Jefferson County man receives felony conviction for illegal outfitting activities
DENVER - A Colorado Parks and Wildlife investigation into illegal hunting and outfitting reports over the course of several years led to a felony conviction of a Jefferson County man thanks to the persistence of wildlife officers.
Andrew Pashley, 35, of Evergreen, pled guilty to the illegal sale of big game wildlife, a Class 6 felony, as well as illegal possession of a mountain lion on Nov. 8 in Jefferson County District Court.
A Jefferson County judge sentenced Pashley to two years of supervised probation and a court-ordered suspension of all hunting, fishing and trapping related activities in Colorado. Pursuant to his felony conviction, Pashley is restricted from possessing a firearm or other weapon, even for hunting purposes. Pashley’s conviction makes him eligible for up to a lifetime suspension of all hunting, fishing and trapping privileges in Colorado and the other 47 states in the Interstate Wildlife Violator Compact, to be determined by CPW’s suspension hearing examiner at a later date.
As part of the adjudication of the criminal and civil cases in this investigation, Pashley was ordered to forfeit the truck that he used for his illegal outfitting business, cash that was paid to him for the illegal mountain lion hunt, as well as all the hunting equipment he owned for his hounds.
“We investigate crimes like this both to protect the wildlife of the state, but also to protect the interests of legal and ethical hunters and outfitters in the state,” said CPW Wildlife Officer Joe Nicholson, who worked the case. “That is really important.

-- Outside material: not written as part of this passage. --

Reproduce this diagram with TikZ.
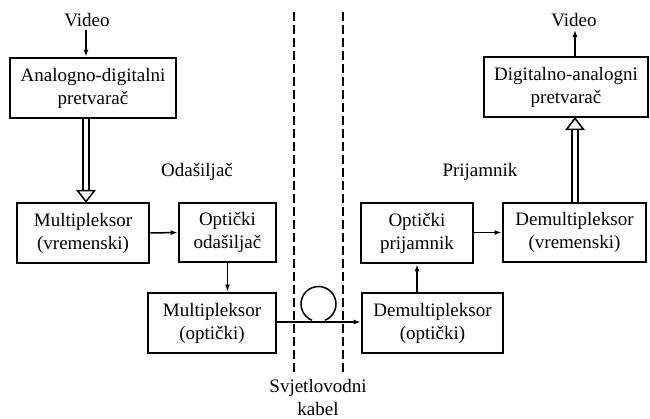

We have a strong heritage in Colorado of hunting, fishing and trapping, that is what pays for wildlife conservation, but only when it is done right.
“Illegal and unethical actions like what Mr. Pashley participated in put a black eye on hunters, outfitters and houndsmen. Pashley’s actions are those of a poacher, not a hunter, and it is good to bring somebody like Pashley to justice.”
CPW wildlife officers have investigated reports of illegal hunting and illegal outfitting activity by Pashley for years. Pashley has never been registered as an outfitter by the state of Colorado.
The case on Pashley broke in January 2017 when a hunter presented a mountain lion for mandatory harvest inspection to CPW staff. Statements made by the hunter to CPW staff aroused the suspicions of Nicholson, wildlife officer assigned to the Evergreen district. Officer Nicholson enlisted the assistance of Scott Murdoch, wildlife officer assigned to the Conifer district. Nicholson and Murdoch located the kill site for the mountain lion and interviewed the hunter, confirming suspicions that the hunter lied to CPW staff regarding details of his mountain lion hunt and association with Pashley.
In February 2017, wildlife officers continued its investigation by executing a search warrant on Pashley’s Evergreen home. They seized illegally possessed wildlife, cash that Pashley accepted for providing illegal outfitter services to hunters, Pashley’s truck and additional evidence of Pashley’s illegal outfitting activities. Wildlife officers conducted follow-up interviews and sorted through evidence to piece together the details of Pashley’s illegal outfitting operating, documenting numerous felony and misdemeanor wildlife crimes in Colorado.
Nicholson’s investigation proved that in January of 2017, Pashley knowingly and unlawfully accepted $3,000 cash from another Colorado man in exchange for providing unregistered illegal outfitting services.
The hunter in the case pled guilty to hunting on private property without permission, illegal possession of a mountain lion and an illegal method of hunting, all misdemeanor charges. As part of his plea agreement, the hunter signed a cooperative agreement to testify against Pashley at trial. A Jefferson County judge sentenced the hunter to one year of supervised probation, which includes a court-ordered suspension of all hunting, fishing and trapping activities in Colorado for one year.
The hunter is eligible for an additional suspension of his hunting, fishing and trapping privileges in Colorado and 47 additional states following a hearing with the CPW suspension hearing examiner.
“At the end of the day, without the cooperation and support of local prosecutors, the hard work that wildlife officers do to bring poachers to justice would go unanswered,” Nicholson said. “I’d really like to thank the Jefferson County district attorney’s office for their support, they were really diligent in prosecuting this case.
“Deputy District Attorney Tim McCormack worked tirelessly to prosecute this case, and I want to commend his efforts. This sends a clear message that wildlife crimes are not going to be tolerated in Jefferson County and that the district attorney’s office is working with CPW to protect wildlife, and to protect the interests of legal sportsmen and women of Colorado.”
Above: Andrew Pashley holding an illegally killed mountain lion.
Below: The truck Mr. Pashley used for his illegal outfitting business that was forfeited to state.
CPW is an enterprise agency, relying primarily on license sales, state parks fees and registration fees to support its operations, including: 41 state parks and more than 350 wildlife areas covering approximately 900,000 acres, management of fishing and hunting, wildlife watching, camping, motorized and non-motorized trails, boating and outdoor education. CPW's work contributes approximately $6 billion in total economic impact annually throughout Colorado.